The promise of wireless sensor networks can only be fully realized when the wiring for BOTH the data communication and the power supply is eliminated. Doing so requires a true battery-free wireless solution, one that can utilize energy harvested directly from the environment. Indeed, companies are creating solutions based on ultra-low-power ZigBee-based communication technologies that can utilize environmental energy sources such as light, motion and vibration. This technology, employing on-board power management circuits and software to monitor energy harvesters and optimize the use of harvested energy, enables sensors to operate reliably in a battery-free environment.

Ultimately, battery-free operation is a key step in paving the way for truly green systems that do not adversely impact the environment. This environmentally-friendly approach can also extend the reach of sensing technology to distant and inhospitable climates and regions.

For example, it is now possible to control forest wildfires by building a network of predictive and fire sensors (using moisture, temperature, and fire alert sensors), connected by a GreenPeak low power routing (LPR) sensing network, all powered by Voltree energy harvesting. Voltree harvests metabolic energy from trees and converts it to useable electricity, in sufficient amounts to power a wireless mesh sensor network.  Voltree’s weather resistant “bio-energy converter” power module parasitically harvests metabolic energy from any large plant without harming it with a useful lifetime of the device that is only limited by the lifetime of the host.

With the proper design and dimensioning of this type of network, forest wildfires can be quickly identified over a very large wilderness area. Instead of having to wait for a fire to grow big enough to be noticed by human monitors, by using energy harvesting powered remote sensors in a ZigBee based wireless mesh network, it is now possible to quickly and efficiently respond to small forest fires before they turn into major environmental disasters.

Another good example of how wireless sensor networks could protect our environment is via a network of sensors for leak detection in a remote oil pipeline. Retrofitting a cable to accommodate thousands of standard wired sensors spread out over hundreds of miles of pipeline is very financially challenging even given the enormous environmental risk associated with oil leaks. However, a wireless sensor network equipped with energy harvesters is fairly inexpensive and straightforward to install. No batteries, no power lines, no network cables.

In order to enhance the network’s reliability and ease of use, it makes sense to utilize mesh technology that enables each wireless sensor and actuator device. By using integrated mesh software, each device can then act as a repeater for the other wireless devices in the network. The sensor nodes form a mesh network by sending messages through intermediate nodes from source to destination. This approach enables the network to span larger distances (even when individual nodes can only see a local area of the network), allowing site-wide wireless coverage throughout a facility without the need for dedicated base stations or routers.

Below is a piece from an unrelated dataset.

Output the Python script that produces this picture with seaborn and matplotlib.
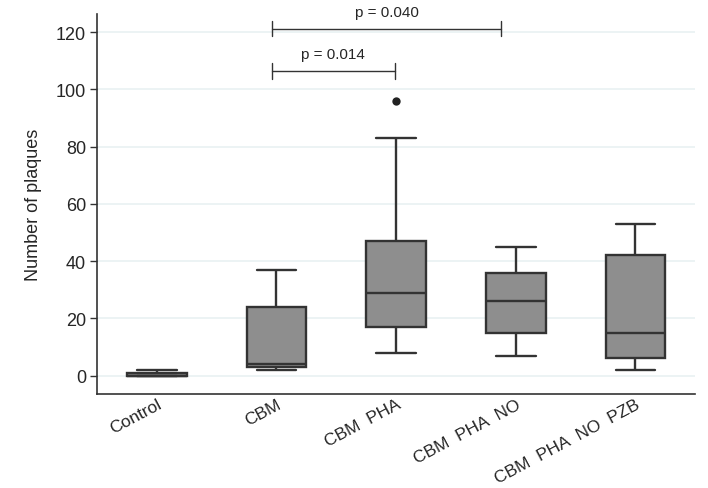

This kind of self-organizing, self-healing network streamlines the installation and day-to-day operation. Once a sensor node is powered, it automatically links to the wireless network. This 'plug and play' approach enables every technician to install a system without the need for the sophisticated radio communication training and real world experience often required to set up wireless networks utilizing routers and base stations.

The self-healing nature of this technology also makes it easier to adapt the network to changing office layouts and designs, enabling nodes to automatically find alternative communication routes when the signal quality decreases or building infrastructure changes. If a device fails, the signal is then routed through the other devices in the network.

By combining these two emerging technologies – wireless sensor networks with energy harvesting, we are approaching a “greener” world where energy is conserved, where people don’t need to maintain remote sensors and change batteries, and where the power we need is harvested from the very environment around us.